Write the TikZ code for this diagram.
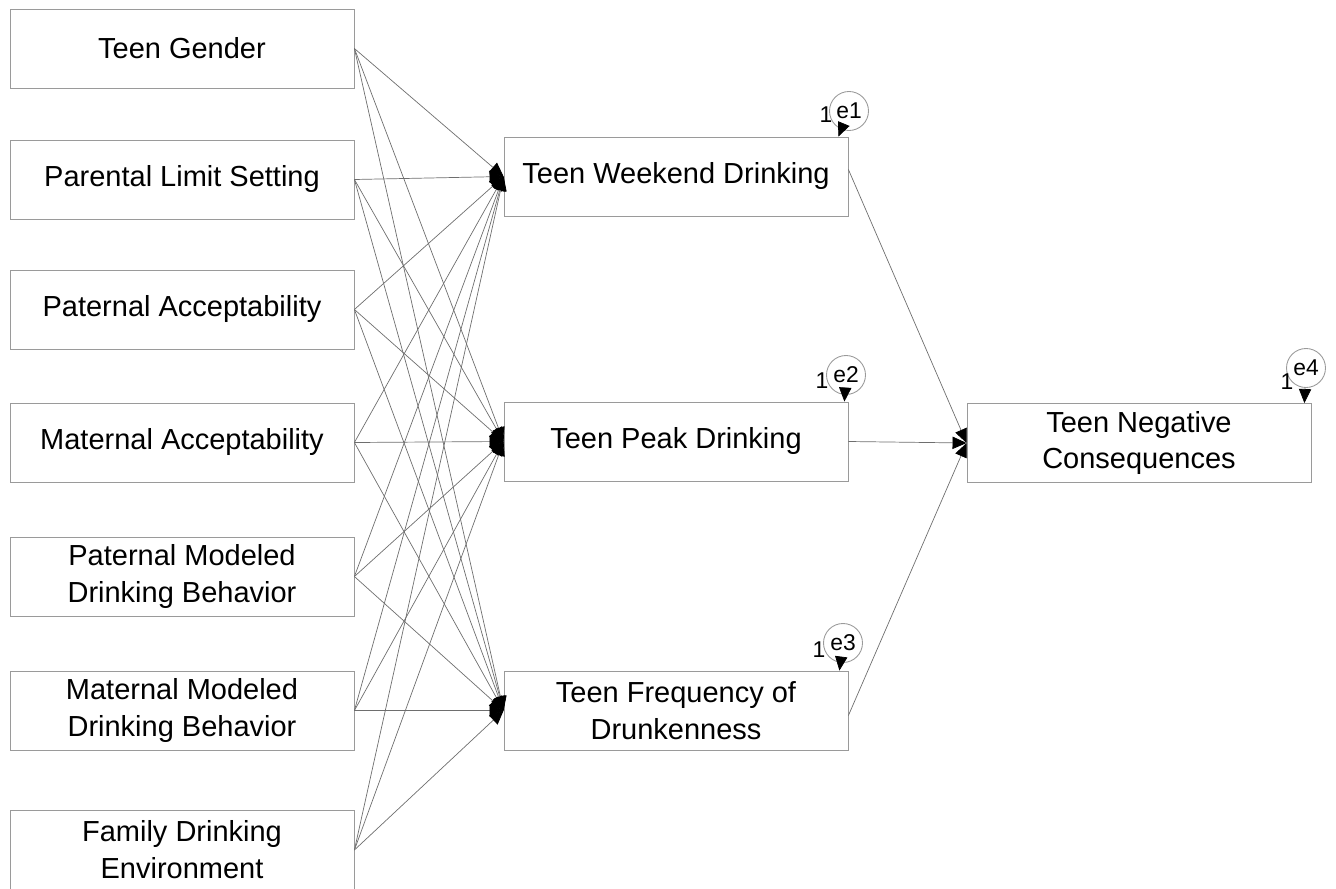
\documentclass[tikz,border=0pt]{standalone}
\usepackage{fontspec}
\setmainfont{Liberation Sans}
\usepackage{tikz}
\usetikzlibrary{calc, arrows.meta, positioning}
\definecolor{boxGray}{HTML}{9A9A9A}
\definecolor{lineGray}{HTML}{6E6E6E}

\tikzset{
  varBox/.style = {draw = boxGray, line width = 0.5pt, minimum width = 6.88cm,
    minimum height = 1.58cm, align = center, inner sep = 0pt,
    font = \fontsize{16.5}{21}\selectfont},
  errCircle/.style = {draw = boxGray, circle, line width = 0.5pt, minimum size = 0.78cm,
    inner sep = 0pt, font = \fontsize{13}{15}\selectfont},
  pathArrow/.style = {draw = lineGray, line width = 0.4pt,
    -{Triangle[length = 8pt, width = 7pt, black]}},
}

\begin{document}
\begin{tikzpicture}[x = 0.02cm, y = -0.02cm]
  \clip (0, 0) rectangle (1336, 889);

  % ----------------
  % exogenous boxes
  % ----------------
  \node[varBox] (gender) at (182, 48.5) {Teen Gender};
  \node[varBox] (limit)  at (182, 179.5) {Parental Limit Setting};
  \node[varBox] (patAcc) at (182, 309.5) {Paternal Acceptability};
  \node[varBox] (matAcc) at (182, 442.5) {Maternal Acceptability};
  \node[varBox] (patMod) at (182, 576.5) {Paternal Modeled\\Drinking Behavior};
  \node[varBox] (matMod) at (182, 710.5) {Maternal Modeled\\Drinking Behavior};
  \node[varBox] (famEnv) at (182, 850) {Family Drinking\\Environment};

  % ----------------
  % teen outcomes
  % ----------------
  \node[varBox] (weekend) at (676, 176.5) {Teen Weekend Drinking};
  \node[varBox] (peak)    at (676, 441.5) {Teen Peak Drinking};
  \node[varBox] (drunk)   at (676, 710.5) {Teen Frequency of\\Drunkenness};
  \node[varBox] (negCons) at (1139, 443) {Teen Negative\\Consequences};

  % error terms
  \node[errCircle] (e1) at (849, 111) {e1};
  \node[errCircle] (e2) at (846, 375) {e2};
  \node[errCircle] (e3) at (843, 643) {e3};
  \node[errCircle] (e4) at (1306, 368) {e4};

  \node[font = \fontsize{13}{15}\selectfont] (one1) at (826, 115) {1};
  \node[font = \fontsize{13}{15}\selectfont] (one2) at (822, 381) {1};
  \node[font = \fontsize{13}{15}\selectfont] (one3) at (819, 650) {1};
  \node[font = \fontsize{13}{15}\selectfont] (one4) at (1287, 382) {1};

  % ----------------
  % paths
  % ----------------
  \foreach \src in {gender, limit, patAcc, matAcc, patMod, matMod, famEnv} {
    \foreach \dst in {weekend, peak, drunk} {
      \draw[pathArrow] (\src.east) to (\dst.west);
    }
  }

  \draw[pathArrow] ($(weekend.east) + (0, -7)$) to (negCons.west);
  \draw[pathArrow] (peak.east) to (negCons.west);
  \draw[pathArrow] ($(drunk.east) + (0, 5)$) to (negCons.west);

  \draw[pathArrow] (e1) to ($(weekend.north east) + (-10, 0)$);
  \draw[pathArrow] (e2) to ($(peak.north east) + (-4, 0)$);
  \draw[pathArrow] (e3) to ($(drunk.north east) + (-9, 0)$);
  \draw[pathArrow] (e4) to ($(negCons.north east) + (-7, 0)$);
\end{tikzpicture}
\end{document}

==========

> WHAT TO DO: Omit every picture, then repeat the remaining data exactly as it appears above.

> SOLUTION BELOW:
Write the TikZ code for this diagram.
\documentclass[tikz,border=0pt]{standalone}
\usepackage{fontspec}
\setmainfont{Liberation Sans}
\usepackage{tikz}
\usetikzlibrary{calc, arrows.meta, positioning}
\definecolor{boxGray}{HTML}{9A9A9A}
\definecolor{lineGray}{HTML}{6E6E6E}

\tikzset{
  varBox/.style = {draw = boxGray, line width = 0.5pt, minimum width = 6.88cm,
    minimum height = 1.58cm, align = center, inner sep = 0pt,
    font = \fontsize{16.5}{21}\selectfont},
  errCircle/.style = {draw = boxGray, circle, line width = 0.5pt, minimum size = 0.78cm,
    inner sep = 0pt, font = \fontsize{13}{15}\selectfont},
  pathArrow/.style = {draw = lineGray, line width = 0.4pt,
    -{Triangle[length = 8pt, width = 7pt, black]}},
}

\begin{document}
\begin{tikzpicture}[x = 0.02cm, y = -0.02cm]
  \clip (0, 0) rectangle (1336, 889);

  % ----------------
  % exogenous boxes
  % ----------------
  \node[varBox] (gender) at (182, 48.5) {Teen Gender};
  \node[varBox] (limit)  at (182, 179.5) {Parental Limit Setting};
  \node[varBox] (patAcc) at (182, 309.5) {Paternal Acceptability};
  \node[varBox] (matAcc) at (182, 442.5) {Maternal Acceptability};
  \node[varBox] (patMod) at (182, 576.5) {Paternal Modeled\\Drinking Behavior};
  \node[varBox] (matMod) at (182, 710.5) {Maternal Modeled\\Drinking Behavior};
  \node[varBox] (famEnv) at (182, 850) {Family Drinking\\Environment};

  % ----------------
  % teen outcomes
  % ----------------
  \node[varBox] (weekend) at (676, 176.5) {Teen Weekend Drinking};
  \node[varBox] (peak)    at (676, 441.5) {Teen Peak Drinking};
  \node[varBox] (drunk)   at (676, 710.5) {Teen Frequency of\\Drunkenness};
  \node[varBox] (negCons) at (1139, 443) {Teen Negative\\Consequences};

  % error terms
  \node[errCircle] (e1) at (849, 111) {e1};
  \node[errCircle] (e2) at (846, 375) {e2};
  \node[errCircle] (e3) at (843, 643) {e3};
  \node[errCircle] (e4) at (1306, 368) {e4};

  \node[font = \fontsize{13}{15}\selectfont] (one1) at (826, 115) {1};
  \node[font = \fontsize{13}{15}\selectfont] (one2) at (822, 381) {1};
  \node[font = \fontsize{13}{15}\selectfont] (one3) at (819, 650) {1};
  \node[font = \fontsize{13}{15}\selectfont] (one4) at (1287, 382) {1};

  % ----------------
  % paths
  % ----------------
  \foreach \src in {gender, limit, patAcc, matAcc, patMod, matMod, famEnv} {
    \foreach \dst in {weekend, peak, drunk} {
      \draw[pathArrow] (\src.east) to (\dst.west);
    }
  }

  \draw[pathArrow] ($(weekend.east) + (0, -7)$) to (negCons.west);
  \draw[pathArrow] (peak.east) to (negCons.west);
  \draw[pathArrow] ($(drunk.east) + (0, 5)$) to (negCons.west);

  \draw[pathArrow] (e1) to ($(weekend.north east) + (-10, 0)$);
  \draw[pathArrow] (e2) to ($(peak.north east) + (-4, 0)$);
  \draw[pathArrow] (e3) to ($(drunk.north east) + (-9, 0)$);
  \draw[pathArrow] (e4) to ($(negCons.north east) + (-7, 0)$);
\end{tikzpicture}
\end{document}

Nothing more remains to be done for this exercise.